26 Jun Art of Estrangement

Art of Estrangement, available at Amazon.com
now available on Amazon
ART OF ESTRANGEMENT
a compilation of paintings by a ghost
Barbara Bose
When I searched the Facebook Groups page for the term ‘estranged parent,’ there were so many private groups that no matter how much I scrolled, the list grew and grew and grew. I stopped at 1,674 groups. Memberships to these support groups ranged from a few dozen people to thousands of them, with most groups averaging about 1K members. It is a terrible club to belong to, and, like terminal cancer, it seems to be spreading worldwide in an insidiously cruel way.
My experience with parental estrangement is from both sides of the brick wall, from watching my parent’s bewildered anguish at my older sister’s estrangement of them, to being involuntarily estranged from both of my adult daughters for years now. Having grown up under the same but actually more acute reign of abuse and neglect as my sister the psychologist, I decided to never fully cut off our clearly toxic parents like millions of trendy kids seem to be doing these days.

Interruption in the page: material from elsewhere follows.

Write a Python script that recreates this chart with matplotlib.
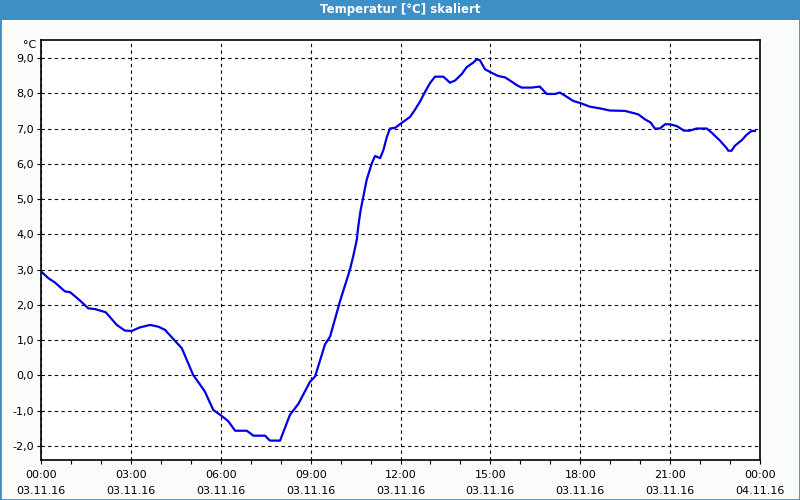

It seemed like the merciful thing to do. After all, I recognized them as typical unenlightened old school types who had too many children. So I managed to keep them at a safe arm’s length and several states away.
My family of origin was so bad that I wrote a book about it, (Tree of Lives) but politely waited until they were safely dead to share my tale of woe, abuse and neglect. I even used a pen name so the innocent and the guilty wouldn’t be exposed in an ugly spotlight. But they know who they are and what they did and how they failed me. In the book, I traced what I believe was the cause of my violent father’s crazy behavior back to a massive trauma he experienced as a youth — his uncle murdered his entire family of six (his wife, four children under 10, and finally himself) in front of thousands of horrified onlookers. Understanding this crucial element, which I didn’t learn about until I was in my 50s, put my father’s undiagnosed mental illness into perspective for me. His entire extended family was wiped out and he was forced to never mention it again. No wonder he was a mess.
Not every parent is a narcissist. Its rare. The millions of members of my terrible club are sharing their stories and guess what? The estrangees are all reporting the same thing! The cookie cutter techniques these NC adult children use is the same scripted pop-psychology terminology (we are toxic, controlling, narcissistic transactional, etc.), imposing identical, harsh character judgements resulting in life sentences of emotional jail. It is a culling of the herd-of-origin.
So what’s behind this excruciating phenomenon? I think its a very appropriate question that begs some sunlight. Why would so many 40- and 30- and 20-somethings not only break their parents’ hearts, but also short circuit their own and their children’s foundational inheritances, not to mention elder love, wisdom and support — all this in exchange for false, social media-driven pseudo-principals.
I’m guessing that my oldest daughter ditched me at the urging of her angry ex-step father. Why my other daughter, who has two wonderful sons pulled the plug on me is a complete mystery since she and her sister fell out a decade ago and she has no truck with my ex. In a truth vacuum, there’s no way to know anything for sure. To me, not facing the one person who cares about your more than anyone in the world, and tell them they are being fired is an act of cowardice. This ‘ambiguous loss’ is one of the most searingly brutal effects of going ‘NC’ (No Contact). It’s very much a death, but not something one is likely to discuss with anyone who has normal relationships with their children. And most people do have normal relationships with their kids, making every holiday, vacation story and talk of life’s daily interactions an excruciating and lonely gloss-over. It is the reason why these support groups are so important and ultimately revealing that there is something sinister going on.
As for me, I am an artist, so I paint about this pain. Dealing with the whole scenario is such a head trip that every day I can feel myself looking over a cliff’s edge into a chasm of deep depression. But because I have a loving husband, wonderful friends and a medical marijuana card, I can express my pain onto canvas or a keyboard. But this never ceasing, solid pain casts a shadow over everything which takes all of my mental muscle to ignore. I also worry about what my daughter is modeling for her sons – the art of erasure.